Leave out the images; return the rest of the data exactly.

-- Begin Dataset rows --

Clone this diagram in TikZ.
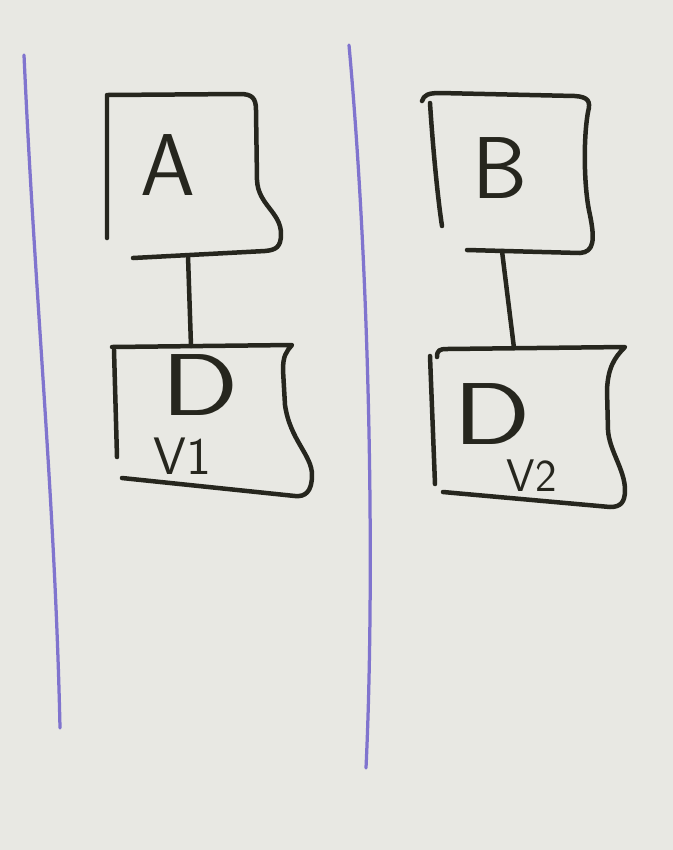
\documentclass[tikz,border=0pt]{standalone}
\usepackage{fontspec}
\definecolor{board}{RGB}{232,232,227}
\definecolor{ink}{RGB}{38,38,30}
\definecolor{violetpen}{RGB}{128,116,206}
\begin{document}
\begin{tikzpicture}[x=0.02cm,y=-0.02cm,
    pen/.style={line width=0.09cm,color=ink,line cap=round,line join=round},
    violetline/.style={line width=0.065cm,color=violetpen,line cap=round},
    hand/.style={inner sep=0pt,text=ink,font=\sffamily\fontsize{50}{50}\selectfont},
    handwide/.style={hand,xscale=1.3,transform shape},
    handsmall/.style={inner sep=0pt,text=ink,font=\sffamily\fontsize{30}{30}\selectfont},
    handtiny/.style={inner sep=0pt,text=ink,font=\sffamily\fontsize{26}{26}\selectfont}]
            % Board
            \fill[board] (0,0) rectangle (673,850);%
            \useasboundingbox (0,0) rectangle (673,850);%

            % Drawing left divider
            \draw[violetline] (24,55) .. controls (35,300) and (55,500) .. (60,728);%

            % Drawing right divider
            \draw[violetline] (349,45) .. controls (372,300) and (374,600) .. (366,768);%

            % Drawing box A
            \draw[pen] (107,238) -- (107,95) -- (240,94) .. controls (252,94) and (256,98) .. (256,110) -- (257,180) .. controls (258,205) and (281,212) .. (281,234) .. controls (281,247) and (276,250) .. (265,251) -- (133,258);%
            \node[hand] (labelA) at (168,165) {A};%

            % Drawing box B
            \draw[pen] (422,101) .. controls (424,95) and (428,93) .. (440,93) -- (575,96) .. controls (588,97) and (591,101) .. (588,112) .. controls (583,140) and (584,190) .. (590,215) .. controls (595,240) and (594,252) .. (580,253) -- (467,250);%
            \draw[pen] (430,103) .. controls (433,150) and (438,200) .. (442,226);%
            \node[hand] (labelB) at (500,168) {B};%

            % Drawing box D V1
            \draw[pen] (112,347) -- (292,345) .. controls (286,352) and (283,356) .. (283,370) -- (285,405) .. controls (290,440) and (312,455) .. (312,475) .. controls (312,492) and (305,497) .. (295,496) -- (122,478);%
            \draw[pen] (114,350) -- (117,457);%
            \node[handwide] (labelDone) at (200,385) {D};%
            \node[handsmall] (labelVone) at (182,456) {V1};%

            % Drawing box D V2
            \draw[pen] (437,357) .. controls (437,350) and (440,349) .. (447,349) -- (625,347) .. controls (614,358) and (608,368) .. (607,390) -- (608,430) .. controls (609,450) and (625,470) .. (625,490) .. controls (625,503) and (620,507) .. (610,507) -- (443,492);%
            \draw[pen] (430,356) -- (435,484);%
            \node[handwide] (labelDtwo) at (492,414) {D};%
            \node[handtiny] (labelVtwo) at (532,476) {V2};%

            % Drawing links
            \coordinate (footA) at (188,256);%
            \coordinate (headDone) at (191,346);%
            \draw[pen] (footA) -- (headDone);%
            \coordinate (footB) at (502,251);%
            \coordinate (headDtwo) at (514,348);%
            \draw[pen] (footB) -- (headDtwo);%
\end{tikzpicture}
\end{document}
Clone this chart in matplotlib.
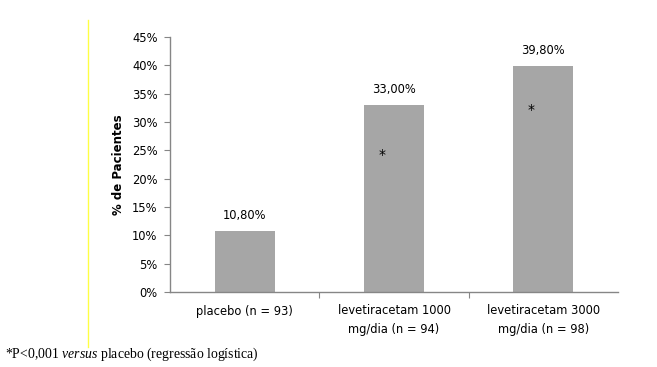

-- End Dataset rows --

Exercise output —
Clone this diagram in TikZ.
\documentclass[tikz,border=0pt]{standalone}
\usepackage{fontspec}
\definecolor{board}{RGB}{232,232,227}
\definecolor{ink}{RGB}{38,38,30}
\definecolor{violetpen}{RGB}{128,116,206}
\begin{document}
\begin{tikzpicture}[x=0.02cm,y=-0.02cm,
    pen/.style={line width=0.09cm,color=ink,line cap=round,line join=round},
    violetline/.style={line width=0.065cm,color=violetpen,line cap=round},
    hand/.style={inner sep=0pt,text=ink,font=\sffamily\fontsize{50}{50}\selectfont},
    handwide/.style={hand,xscale=1.3,transform shape},
    handsmall/.style={inner sep=0pt,text=ink,font=\sffamily\fontsize{30}{30}\selectfont},
    handtiny/.style={inner sep=0pt,text=ink,font=\sffamily\fontsize{26}{26}\selectfont}]
            % Board
            \fill[board] (0,0) rectangle (673,850);%
            \useasboundingbox (0,0) rectangle (673,850);%

            % Drawing left divider
            \draw[violetline] (24,55) .. controls (35,300) and (55,500) .. (60,728);%

            % Drawing right divider
            \draw[violetline] (349,45) .. controls (372,300) and (374,600) .. (366,768);%

            % Drawing box A
            \draw[pen] (107,238) -- (107,95) -- (240,94) .. controls (252,94) and (256,98) .. (256,110) -- (257,180) .. controls (258,205) and (281,212) .. (281,234) .. controls (281,247) and (276,250) .. (265,251) -- (133,258);%
            \node[hand] (labelA) at (168,165) {A};%

            % Drawing box B
            \draw[pen] (422,101) .. controls (424,95) and (428,93) .. (440,93) -- (575,96) .. controls (588,97) and (591,101) .. (588,112) .. controls (583,140) and (584,190) .. (590,215) .. controls (595,240) and (594,252) .. (580,253) -- (467,250);%
            \draw[pen] (430,103) .. controls (433,150) and (438,200) .. (442,226);%
            \node[hand] (labelB) at (500,168) {B};%

            % Drawing box D V1
            \draw[pen] (112,347) -- (292,345) .. controls (286,352) and (283,356) .. (283,370) -- (285,405) .. controls (290,440) and (312,455) .. (312,475) .. controls (312,492) and (305,497) .. (295,496) -- (122,478);%
            \draw[pen] (114,350) -- (117,457);%
            \node[handwide] (labelDone) at (200,385) {D};%
            \node[handsmall] (labelVone) at (182,456) {V1};%

            % Drawing box D V2
            \draw[pen] (437,357) .. controls (437,350) and (440,349) .. (447,349) -- (625,347) .. controls (614,358) and (608,368) .. (607,390) -- (608,430) .. controls (609,450) and (625,470) .. (625,490) .. controls (625,503) and (620,507) .. (610,507) -- (443,492);%
            \draw[pen] (430,356) -- (435,484);%
            \node[handwide] (labelDtwo) at (492,414) {D};%
            \node[handtiny] (labelVtwo) at (532,476) {V2};%

            % Drawing links
            \coordinate (footA) at (188,256);%
            \coordinate (headDone) at (191,346);%
            \draw[pen] (footA) -- (headDone);%
            \coordinate (footB) at (502,251);%
            \coordinate (headDtwo) at (514,348);%
            \draw[pen] (footB) -- (headDtwo);%
\end{tikzpicture}
\end{document}
Clone this chart in matplotlib.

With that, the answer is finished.